Poetry News

'I became very certain of what kind of poet I wanted to be': The Rumpus Interviews Safiya Sinclair

Originally Published: March 29, 2017

Laura Cresté's Rumpus interview with award-winning poet Safiya Sinclair is a must-read. Cresté and Sinclair crossed paths while undergraduates at Bennington College, and perhaps it was this bond that cemented the ideal foundation for their incredible conversation which is complex, candid, and informative. Sinclair is the author of Cannibal, winner of the 2015 Prairie Schooner Book Prize in Poetry and 2016 Whiting Writers’ Award. In this interview, Sinclair describes her childhood in Jamaica, where she grew up in a Rastafarian sect, and her years as an international student of color at Bennington College and the University of Virginia: "I began writing poetry very early (around ten or eleven years old) to combat the strange sense of exile I felt within my body—black, female, exotified, Rastafarian—an exile I felt at home, and even in my own country." From there:

I relished early the exploration and invention of my own landscape, instructed not only by Jamaica herself but the ghost meter I found calling to me from the sea. Writing it down seemed the only way to go forward; honing a voice and a home, and speaking it into existence rang with urgency.

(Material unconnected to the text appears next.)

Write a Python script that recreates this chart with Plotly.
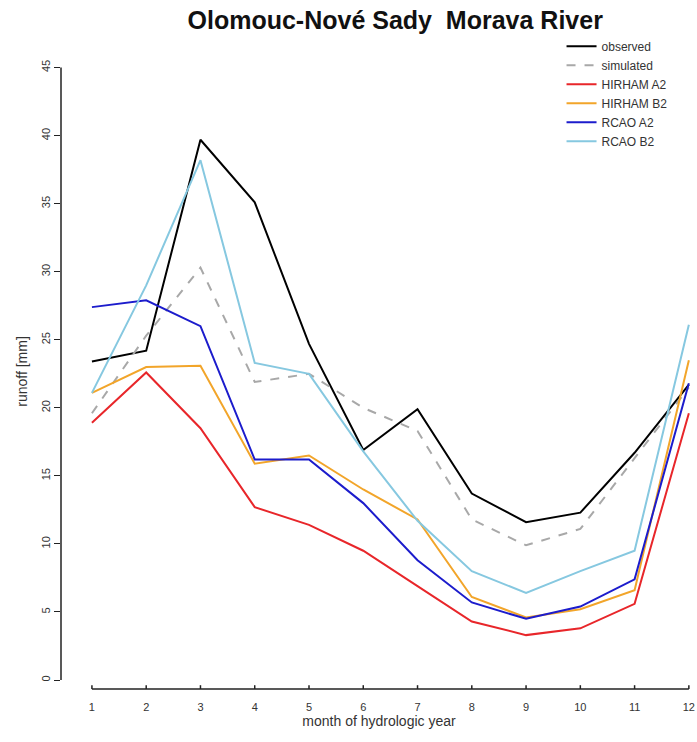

At Bennington College, facing an impossible whiteness of peers, professors, and curricula, I became very certain of what kind of poet I wanted to be. Which is to say, I wanted to interrogate the imperial history of the English language, the continued erasure of the Black experience from these Western spaces, and to reaffirm the Caribbean voice as capable of writing across oppression, invisibility, poverty, by forging my own version of this strange dual-self (of English language and Jamaican patois). Cannibal, most of which was my MFA thesis at the University of Virginia, circled around these themes and experiences I've lived with all my life—the dangerous stereotypes of blackness, the diminishment and objectification of this body, pervading ideas of "savagery," and the heavy silences of unspoken history and selfhood that Caribbean women carry with them. If I could invite a reader to enter this rich landscape, what would it look and sound like?

Rumpus: I'm interested in that phrase you use, "a fault of nature." That seems to correspond to the presence of The Tempest in your work. (Nature as in the landscape of the natural world in the play, and of course, aside from scenery, the phrase "human nature.") When did you begin writing poems inspired by The Tempest? How did you respond to a work written four centuries ago, and find that you could incorporate it into your own poetic voice—that Shakespeare had something you could use, and subvert, about being a woman of color writing today?

Sinclair: Yes, and "fault of nature" here is deliberate, and very much in quotes. A lot of the collection seeks to subvert the history of propaganda, of pseudo-scientific texts that reinforced ideas of barbarism, savagery, and the supposed lesser intellect of people of color. More specifically, I'm interested in exploring this idea that in the tropics "nothing grows politely." It was important to me to take control of these pervasive ideas of wildness and savagery and re-narrativize them on my own terms as a Jamaican woman.